BEGIN MATERIAL SHOWN
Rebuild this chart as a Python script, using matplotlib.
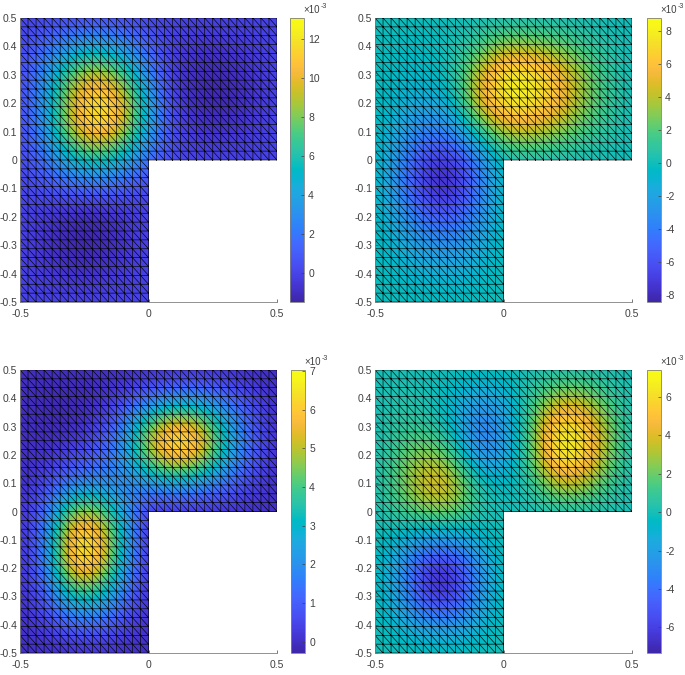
END MATERIAL SHOWN
BEGIN MATERIAL SHOWN
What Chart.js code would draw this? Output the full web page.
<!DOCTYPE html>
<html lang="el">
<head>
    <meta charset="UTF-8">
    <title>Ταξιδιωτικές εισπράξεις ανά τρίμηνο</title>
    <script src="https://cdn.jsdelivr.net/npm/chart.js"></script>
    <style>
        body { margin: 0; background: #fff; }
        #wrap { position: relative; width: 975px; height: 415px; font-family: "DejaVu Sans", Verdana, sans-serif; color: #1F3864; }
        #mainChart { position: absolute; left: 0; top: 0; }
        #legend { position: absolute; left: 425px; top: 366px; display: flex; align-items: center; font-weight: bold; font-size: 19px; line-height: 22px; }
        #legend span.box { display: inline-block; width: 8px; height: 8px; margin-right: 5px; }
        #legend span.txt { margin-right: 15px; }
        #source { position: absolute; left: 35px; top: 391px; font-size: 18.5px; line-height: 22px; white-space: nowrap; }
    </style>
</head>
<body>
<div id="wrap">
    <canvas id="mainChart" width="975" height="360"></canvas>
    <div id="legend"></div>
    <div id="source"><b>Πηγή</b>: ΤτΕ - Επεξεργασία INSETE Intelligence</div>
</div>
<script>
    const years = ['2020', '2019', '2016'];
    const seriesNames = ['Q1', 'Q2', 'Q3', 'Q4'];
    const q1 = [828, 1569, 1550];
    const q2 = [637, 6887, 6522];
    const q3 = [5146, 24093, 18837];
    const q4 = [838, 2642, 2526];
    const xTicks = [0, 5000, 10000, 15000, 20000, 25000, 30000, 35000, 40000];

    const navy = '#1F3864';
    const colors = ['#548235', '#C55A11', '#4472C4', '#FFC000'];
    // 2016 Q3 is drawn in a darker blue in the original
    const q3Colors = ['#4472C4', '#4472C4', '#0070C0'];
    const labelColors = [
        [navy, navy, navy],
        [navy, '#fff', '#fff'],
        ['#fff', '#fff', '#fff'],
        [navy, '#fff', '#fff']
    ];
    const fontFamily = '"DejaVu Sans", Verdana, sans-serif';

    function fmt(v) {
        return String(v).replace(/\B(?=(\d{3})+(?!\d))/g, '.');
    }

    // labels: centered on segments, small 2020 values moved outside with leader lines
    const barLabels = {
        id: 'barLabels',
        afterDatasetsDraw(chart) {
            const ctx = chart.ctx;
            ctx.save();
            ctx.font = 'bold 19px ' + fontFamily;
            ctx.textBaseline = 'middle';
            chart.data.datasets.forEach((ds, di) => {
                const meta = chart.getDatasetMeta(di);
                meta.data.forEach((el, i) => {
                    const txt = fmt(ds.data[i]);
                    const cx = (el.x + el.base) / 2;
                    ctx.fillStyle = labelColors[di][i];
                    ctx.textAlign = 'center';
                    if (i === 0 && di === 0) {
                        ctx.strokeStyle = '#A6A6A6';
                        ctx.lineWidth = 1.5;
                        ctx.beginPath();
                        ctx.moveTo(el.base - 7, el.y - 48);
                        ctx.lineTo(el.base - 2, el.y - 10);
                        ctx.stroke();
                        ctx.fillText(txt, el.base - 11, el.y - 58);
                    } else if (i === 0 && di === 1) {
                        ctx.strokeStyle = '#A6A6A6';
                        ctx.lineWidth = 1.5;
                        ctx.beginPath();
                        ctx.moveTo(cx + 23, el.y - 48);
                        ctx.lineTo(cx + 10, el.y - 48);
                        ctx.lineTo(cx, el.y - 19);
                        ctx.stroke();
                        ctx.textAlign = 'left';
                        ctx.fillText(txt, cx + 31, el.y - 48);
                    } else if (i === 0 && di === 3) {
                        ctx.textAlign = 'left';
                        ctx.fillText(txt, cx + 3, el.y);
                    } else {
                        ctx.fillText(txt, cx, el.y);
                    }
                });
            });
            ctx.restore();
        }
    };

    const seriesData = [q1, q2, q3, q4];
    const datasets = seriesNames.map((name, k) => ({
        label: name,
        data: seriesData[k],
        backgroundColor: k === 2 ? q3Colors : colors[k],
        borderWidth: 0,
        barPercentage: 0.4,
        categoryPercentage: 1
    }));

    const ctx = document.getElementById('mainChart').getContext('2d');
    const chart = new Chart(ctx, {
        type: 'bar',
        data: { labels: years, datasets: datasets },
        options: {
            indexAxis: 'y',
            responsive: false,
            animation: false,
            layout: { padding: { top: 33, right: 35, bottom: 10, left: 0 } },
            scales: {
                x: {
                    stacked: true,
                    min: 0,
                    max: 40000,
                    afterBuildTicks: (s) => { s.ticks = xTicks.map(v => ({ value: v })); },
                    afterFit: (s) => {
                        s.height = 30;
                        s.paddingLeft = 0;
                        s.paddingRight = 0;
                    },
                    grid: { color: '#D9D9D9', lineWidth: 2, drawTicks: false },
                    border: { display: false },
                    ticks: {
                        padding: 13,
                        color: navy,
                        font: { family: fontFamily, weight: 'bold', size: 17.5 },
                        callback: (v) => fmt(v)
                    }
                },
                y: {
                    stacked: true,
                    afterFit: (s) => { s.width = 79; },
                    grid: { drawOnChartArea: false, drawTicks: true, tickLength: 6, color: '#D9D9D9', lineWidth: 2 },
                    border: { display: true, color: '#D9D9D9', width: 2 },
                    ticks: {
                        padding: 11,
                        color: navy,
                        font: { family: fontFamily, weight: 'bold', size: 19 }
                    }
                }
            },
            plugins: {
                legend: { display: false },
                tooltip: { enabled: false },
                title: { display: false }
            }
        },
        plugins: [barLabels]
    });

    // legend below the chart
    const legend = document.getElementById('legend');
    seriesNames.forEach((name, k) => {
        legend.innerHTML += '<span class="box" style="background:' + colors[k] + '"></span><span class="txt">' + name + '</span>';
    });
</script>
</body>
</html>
END MATERIAL SHOWN
• **WHAT IS ASKED**:
The lines to quote run from the one containing "What Chart.js code" to the one containing "30000, 35000, 40000];". Quote them exactly, with both of those lines, and nothing else.

• **RESPONSE TO THIS EXERCISE**:
What Chart.js code would draw this? Output the full web page.
<!DOCTYPE html>
<html lang="el">
<head>
    <meta charset="UTF-8">
    <title>Ταξιδιωτικές εισπράξεις ανά τρίμηνο</title>
    <script src="https://cdn.jsdelivr.net/npm/chart.js"></script>
    <style>
        body { margin: 0; background: #fff; }
        #wrap { position: relative; width: 975px; height: 415px; font-family: "DejaVu Sans", Verdana, sans-serif; color: #1F3864; }
        #mainChart { position: absolute; left: 0; top: 0; }
        #legend { position: absolute; left: 425px; top: 366px; display: flex; align-items: center; font-weight: bold; font-size: 19px; line-height: 22px; }
        #legend span.box { display: inline-block; width: 8px; height: 8px; margin-right: 5px; }
        #legend span.txt { margin-right: 15px; }
        #source { position: absolute; left: 35px; top: 391px; font-size: 18.5px; line-height: 22px; white-space: nowrap; }
    </style>
</head>
<body>
<div id="wrap">
    <canvas id="mainChart" width="975" height="360"></canvas>
    <div id="legend"></div>
    <div id="source"><b>Πηγή</b>: ΤτΕ - Επεξεργασία INSETE Intelligence</div>
</div>
<script>
    const years = ['2020', '2019', '2016'];
    const seriesNames = ['Q1', 'Q2', 'Q3', 'Q4'];
    const q1 = [828, 1569, 1550];
    const q2 = [637, 6887, 6522];
    const q3 = [5146, 24093, 18837];
    const q4 = [838, 2642, 2526];
    const xTicks = [0, 5000, 10000, 15000, 20000, 25000, 30000, 35000, 40000];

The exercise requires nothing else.